- Kuh-e Bandaka Location within Afghanistan

Highest point
- Elevation: 6,812 m (22,349 ft)
- Prominence: 2,834 m (9,298 ft) Ranked 118th
- Listing: Ultra
- Coordinates: 36°10′45″N 70°59′00″E﻿ / ﻿36.17917°N 70.98333°E

Naming
- Native name: کوه بندکا (Dari)

Geography
- Country: Afghanistan
- Province: Badakhshan
- Parent range: Hindu Kush

Climbing
- First ascent: 1960 by Wolfgang von Hansemann, Dietrich Hasse, Siegbert Heine, and Johannes Winkler
- Easiest route: Glacier/snow climb

= Kuh-e Bandaka =

Mountain in Afghanistan

Kuh-e Bandaka (کوه بندکا) or Kohe Bandaka, Koh-i Bandaka, Bandako, or incorrectly Koh-i-Bandakor) is one of the highest peaks of the Hindu Kush mountain range in Badakhshan in northeastern Afghanistan. It is northeast of Kabul and west of Chitral, in Pakistan. Separated by a relatively low pass from the core of the Hindu Kush, it is the second highest mountain entirely within Afghanistan, and the most topographically prominent peak in all of Afghanistan.

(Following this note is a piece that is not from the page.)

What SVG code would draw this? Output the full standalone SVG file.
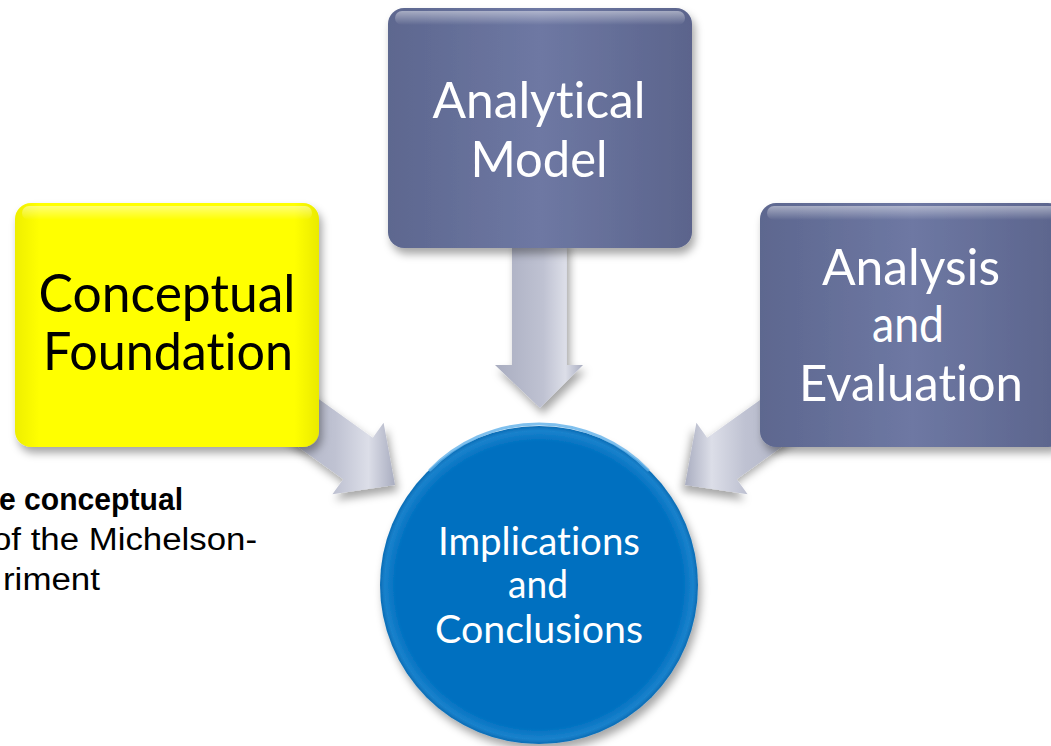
<svg xmlns="http://www.w3.org/2000/svg" width="1051" height="746" viewBox="0 0 1051 746">
<defs>
<style>
.lbl{font-family:Lato,"Open Sans","Liberation Sans",sans-serif;text-anchor:middle;font-variant-ligatures:none;font-feature-settings:"liga" 0}
.w{fill:#ffffff}
.k{fill:#000000}
.side{font-family:"Liberation Sans",Arial,sans-serif;font-size:31px;fill:#000;text-anchor:end}
.arrow{fill:url(#ag);filter:url(#sh)}
</style>
<linearGradient id="ag" x1="0" y1="0" x2="1" y2="0">
<stop offset="0" stop-color="#a9adc0"/>
<stop offset="0.55" stop-color="#bfc2d2"/>
<stop offset="0.8" stop-color="#dcdee8"/>
<stop offset="1" stop-color="#a9adc0"/>
</linearGradient>
<linearGradient id="bg" x1="0" y1="0" x2="1" y2="0">
<stop offset="0" stop-color="#5d678f"/>
<stop offset="0.5" stop-color="#6e78a3"/>
<stop offset="1" stop-color="#5b648c"/>
</linearGradient>
<linearGradient id="yg" x1="0" y1="0" x2="1" y2="0">
<stop offset="0" stop-color="#eeee00"/>
<stop offset="0.08" stop-color="#ffff00"/>
<stop offset="0.92" stop-color="#ffff00"/>
<stop offset="1" stop-color="#eaea00"/>
</linearGradient>
<radialGradient id="cg" cx="0.5" cy="0.5" r="0.5">
<stop offset="0.9" stop-color="#0070c0"/>
<stop offset="0.97" stop-color="#1a82cc"/>
<stop offset="1" stop-color="#0a6cb5"/>
</radialGradient>
<linearGradient id="hl" x1="0" y1="0" x2="0" y2="1">
<stop offset="0" stop-color="#ffffff" stop-opacity="0.45"/>
<stop offset="1" stop-color="#ffffff" stop-opacity="0"/>
</linearGradient>
<filter id="sh" x="-20%" y="-20%" width="140%" height="140%">
<feDropShadow dx="3" dy="6" stdDeviation="4" flood-color="#000" flood-opacity="0.35"/>
</filter>
</defs>
<rect width="1051" height="746" fill="#ffffff"/>

<g id="connectors">
<polygon class="arrow" points="512,240 567,240 567,365 583,365 540,408 495,365 512,365"/>
<polygon class="arrow" points="291.5,379.6 372.8,437.8 383.6,422.7 395,485 332.4,494.3 343.2,479.2 261.9,421"/>
<polygon class="arrow" transform="translate(1080,0) scale(-1,1)" points="291.5,379.6 372.8,437.8 383.6,422.7 395,485 332.4,494.3 343.2,479.2 261.9,421"/>
</g>

<g id="node-conceptual">
<rect x="15" y="203" width="304" height="244" rx="16" fill="url(#yg)" filter="url(#sh)"/>
<rect x="22" y="206" width="290" height="14" rx="7" fill="url(#hl)"/>
<text class="lbl k" font-size="52" x="167" y="312" textLength="257" lengthAdjust="spacingAndGlyphs">Conceptual</text>
<text class="lbl k" font-size="52" x="168" y="370" textLength="250" lengthAdjust="spacingAndGlyphs">Foundation</text>
</g>

<g id="node-analytical">
<rect x="388" y="8" width="304" height="240" rx="16" fill="url(#bg)" filter="url(#sh)"/>
<rect x="395" y="11" width="290" height="14" rx="7" fill="url(#hl)"/>
<text class="lbl w" font-size="51" x="539" y="118" textLength="213" lengthAdjust="spacingAndGlyphs">Analytical</text>
<text class="lbl w" font-size="51" x="539" y="177" textLength="137" lengthAdjust="spacingAndGlyphs">Model</text>
</g>

<g id="node-analysis">
<rect x="760" y="203" width="304" height="244" rx="16" fill="url(#bg)" filter="url(#sh)"/>
<rect x="767" y="206" width="290" height="14" rx="7" fill="url(#hl)"/>
<text class="lbl w" font-size="51" x="911" y="285" textLength="178" lengthAdjust="spacingAndGlyphs">Analysis</text>
<text class="lbl w" font-size="51" x="908" y="342" textLength="72" lengthAdjust="spacingAndGlyphs">and</text>
<text class="lbl w" font-size="51" x="911" y="401" textLength="224" lengthAdjust="spacingAndGlyphs">Evaluation</text>
</g>

<g id="node-implications">
<circle cx="539" cy="585" r="159" fill="url(#cg)" filter="url(#sh)"/>
<path d="M 430 470 A 152 152 0 0 1 648 470" fill="none" stroke="#5fb0ea" stroke-width="3" stroke-linecap="round" opacity="0.8"/>
<text class="lbl w" font-size="39" x="539" y="555" textLength="202" lengthAdjust="spacingAndGlyphs">Implications</text>
<text class="lbl w" font-size="39" x="538" y="598" textLength="60" lengthAdjust="spacingAndGlyphs">and</text>
<text class="lbl w" font-size="39" x="539" y="643" textLength="208" lengthAdjust="spacingAndGlyphs">Conclusions</text>
</g>

<g id="side-text">
<text class="side" x="183" y="510" font-weight="bold" textLength="184" lengthAdjust="spacingAndGlyphs">e conceptual</text>
<text class="side" x="257" y="550" textLength="265" lengthAdjust="spacingAndGlyphs">of the Michelson-</text>
<text class="side" x="100" y="590" textLength="97" lengthAdjust="spacingAndGlyphs">riment</text>
</g>
</svg>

On September 22, 1960, the second German expedition to visit the Hindu Kush made the first ascent of Kuh-e Bandaka. The members of the expedition were Wolfgang von Hansemann, Dietrich Hasse, Siegbert Heine, and Johannes Winkler, all from West Berlin; all attained the summit. They made four camps, with their base camp in the Dare-Sachi Valley at an altitude of 13500 ft. The expedition also made multiple first ascents in the Pagar Valley of the Hindu Kush, and made meteorological and geological observations and sketch maps.

There have been over fifteen subsequent ascents, via a variety of routes; however there have been no recorded ascents since 1977.